Non-doped phosphor for WLED with high CRI and R9

Abstract

The effect of the ZnO/SnO2 ratio on phase formation and optical properties of the Zn-Sn-O compound was investigated by varying the ZnO/SnO2 molar ratio (ZnO/SnO2 = 1:2, 1:1, 2:1, 3:1, and 4:1). All samples were synthesised with high-energy planetary ball milling, followed by calcination at 1000 °C in the air. The result from X-Ray diffraction patterns (XRD) shows that the single-phase Zn2SnO4 is achieved at the ZnO/SnO2 ratio of 2:1. Whereas, the mixed phase of ZnO and Zn2SnO4 formed when ZnO is more than SnO2 (3:1 and 4:1).
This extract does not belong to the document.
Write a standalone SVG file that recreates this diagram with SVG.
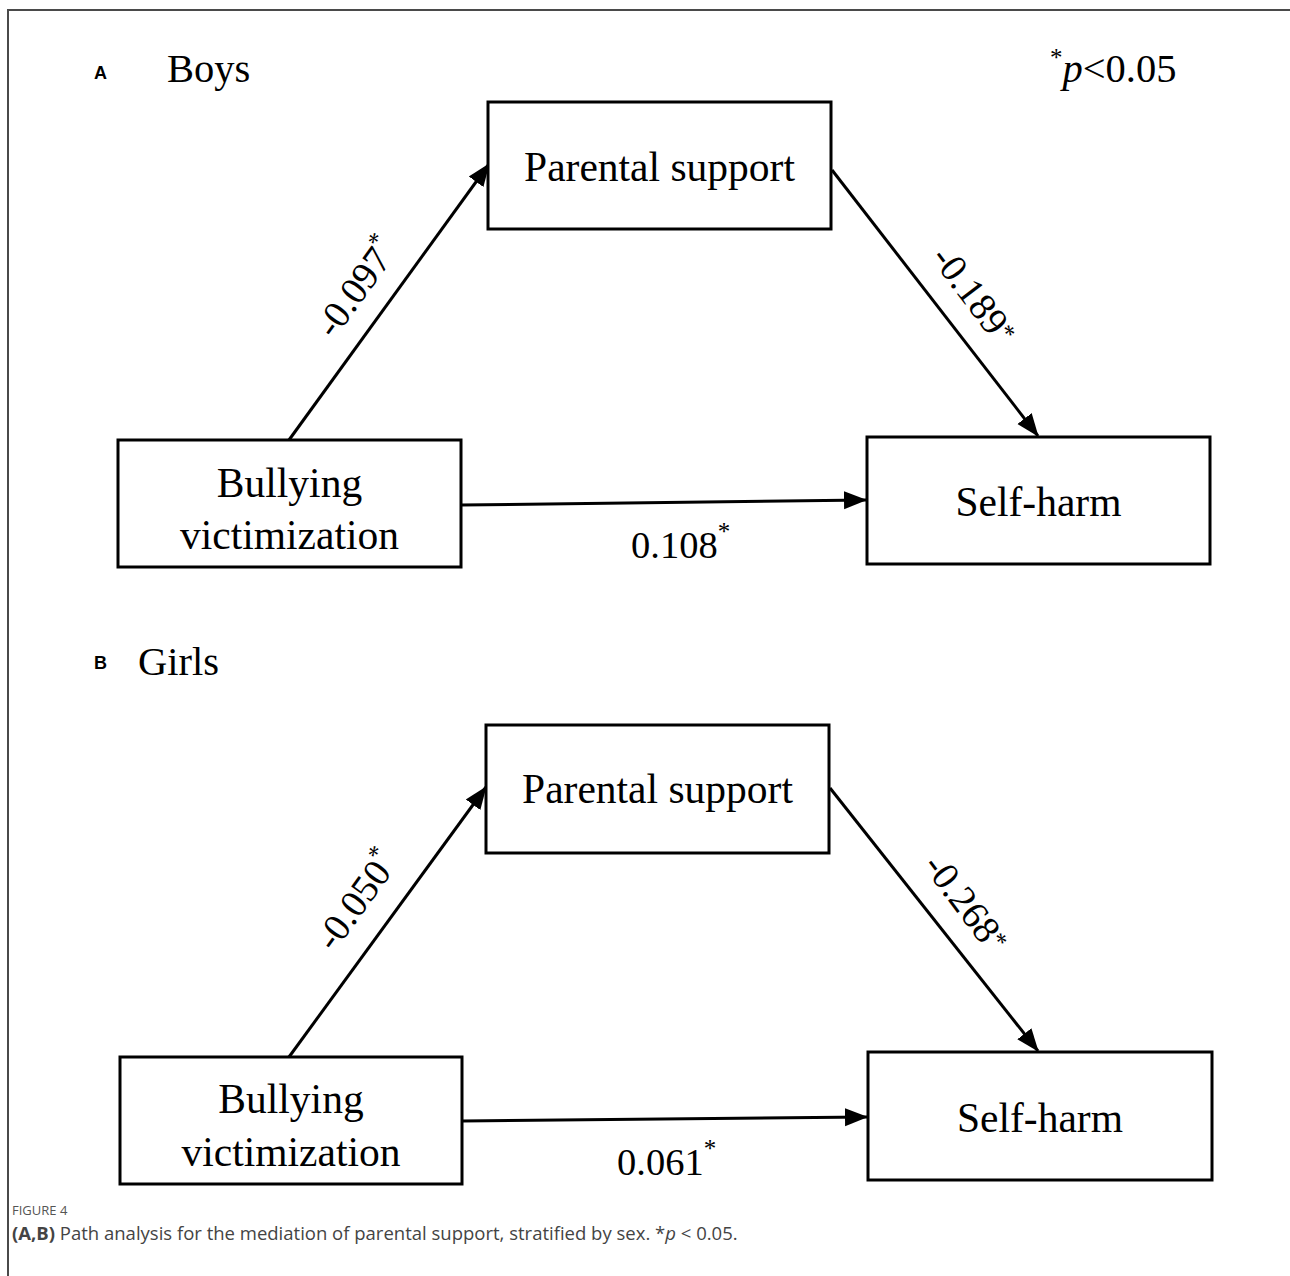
<svg xmlns="http://www.w3.org/2000/svg" width="1290" height="1276" viewBox="0 0 1290 1276">
<style>
.bg{fill:#ffffff}
.frame{fill:none;stroke:#4a4a4a;stroke-width:2}
.box{fill:#ffffff;stroke:#000000;stroke-width:3}
.lbl{font-family:"Liberation Serif","Times New Roman",serif;font-size:41.5px;fill:#000000}
.num{font-family:"Liberation Serif","Times New Roman",serif;font-size:38.5px;fill:#000000}
.star{font-size:25px}
.panel{font-family:"Liberation Sans",Arial,sans-serif;font-weight:bold;font-size:18px;fill:#000000}
.title{font-family:"Liberation Serif","Times New Roman",serif;font-size:40.5px;fill:#000000}
.edge{fill:none;stroke:#000000;stroke-width:3;marker-end:url(#arr)}
.figno{font-family:"Open Sans","Liberation Sans",sans-serif;font-size:13px;fill:#555555}
.cap{font-family:"Open Sans","Liberation Sans",sans-serif;font-size:18.5px;fill:#444444}
</style>
<defs>
<marker id="arr" markerUnits="userSpaceOnUse" markerWidth="24" markerHeight="20" viewBox="0 0 24 20" refX="22" refY="10" orient="auto">
<path d="M0,1 L23,10 L0,19 Z" fill="#000000"/>
</marker>
</defs>
<rect class="bg" x="0" y="0" width="1290" height="1276"/>
<path class="frame" d="M8,1276 L8,10 L1290,10"/>

<g id="panelA-labels">
<text class="panel" x="94" y="79">A</text>
<text class="title" x="167" y="82">Boys</text>
<text class="title" x="1050" y="82"><tspan class="star" dy="-16">*</tspan><tspan font-style="italic" dy="16">p</tspan>&lt;0.05</text>
</g>

<g id="edges">
<line class="edge" x1="289" y1="440" x2="489" y2="164"/>
<line class="edge" x1="832" y1="170" x2="1038" y2="436"/>
<line class="edge" x1="461" y1="505" x2="866" y2="500"/>
<line class="edge" x1="289" y1="1057" x2="486" y2="787"/>
<line class="edge" x1="830" y1="788" x2="1038" y2="1051"/>
<line class="edge" x1="462" y1="1121" x2="867" y2="1117"/>
</g>

<g id="edge-labels">
<text class="num" transform="translate(334,340) rotate(-54)">-0.097<tspan class="star" dy="-16">*</tspan></text>
<text class="num" transform="translate(930,258) rotate(53)">-0.189<tspan class="star" dy="-8">*</tspan></text>
<text class="num" x="631" y="558">0.108<tspan class="star" dy="-18">*</tspan></text>
<text class="num" transform="translate(334,953) rotate(-54)">-0.050<tspan class="star" dy="-16">*</tspan></text>
<text class="num" transform="translate(922,866) rotate(53)">-0.268<tspan class="star" dy="-8">*</tspan></text>
<text class="num" x="617" y="1175">0.061<tspan class="star" dy="-18">*</tspan></text>
</g>

<g id="A-parental">
<rect class="box" x="488" y="102" width="343" height="127"/>
<text class="lbl" x="659.5" y="181" text-anchor="middle">Parental support</text>
</g>
<g id="A-bullying">
<rect class="box" x="118" y="440" width="343" height="127"/>
<text class="lbl" x="289.5" y="497" text-anchor="middle">Bullying</text>
<text class="lbl" x="289.5" y="549" text-anchor="middle">victimization</text>
</g>
<g id="A-selfharm">
<rect class="box" x="867" y="437" width="343" height="127"/>
<text class="lbl" x="1038.5" y="516" text-anchor="middle">Self-harm</text>
</g>

<g id="panelB-labels">
<text class="panel" x="94" y="669">B</text>
<text class="title" x="138" y="675">Girls</text>
</g>

<g id="B-parental">
<rect class="box" x="486" y="725" width="343" height="128"/>
<text class="lbl" x="657.5" y="803" text-anchor="middle">Parental support</text>
</g>
<g id="B-bullying">
<rect class="box" x="120" y="1057" width="342" height="127"/>
<text class="lbl" x="291" y="1113" text-anchor="middle">Bullying</text>
<text class="lbl" x="291" y="1166" text-anchor="middle">victimization</text>
</g>
<g id="B-selfharm">
<rect class="box" x="868" y="1052" width="344" height="128"/>
<text class="lbl" x="1040" y="1132" text-anchor="middle">Self-harm</text>
</g>

<g id="caption">
<text class="figno" x="12" y="1215">FIGURE 4</text>
<text class="cap" x="12" y="1240"><tspan font-weight="bold">(A,B)</tspan> Path analysis for the mediation of parental support, stratified by sex. *<tspan font-style="italic">p</tspan> &lt; 0.05.</text>
</g>
</svg>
On the other hand, the XRD patterns of the products obtained at a ratio where SnO2 is more than ZnO present a mixture of SnO2 and Zn2SnO4. The photoluminescence of the two samples with the ratio of 2:1 and 1:3 gives full-visible range spectra from 400 to 800 nm, which are in the blue-far-red region centred at about 514, 580, and 690 nm. Temperature-dependent luminescence measurements were also carried out in this work, and the results indicate that the prepared phosphor Zn-Sn-O at the ZnO/SnO2 ratio of 1:2 has thermal stability. The obtained material was used to coat near UV LED chips, and the WLED possesses the highest CRI of 95. The SnO2-Zn2SnO4 powder can be used as a phosphor for WLED applications with high CRI and R9.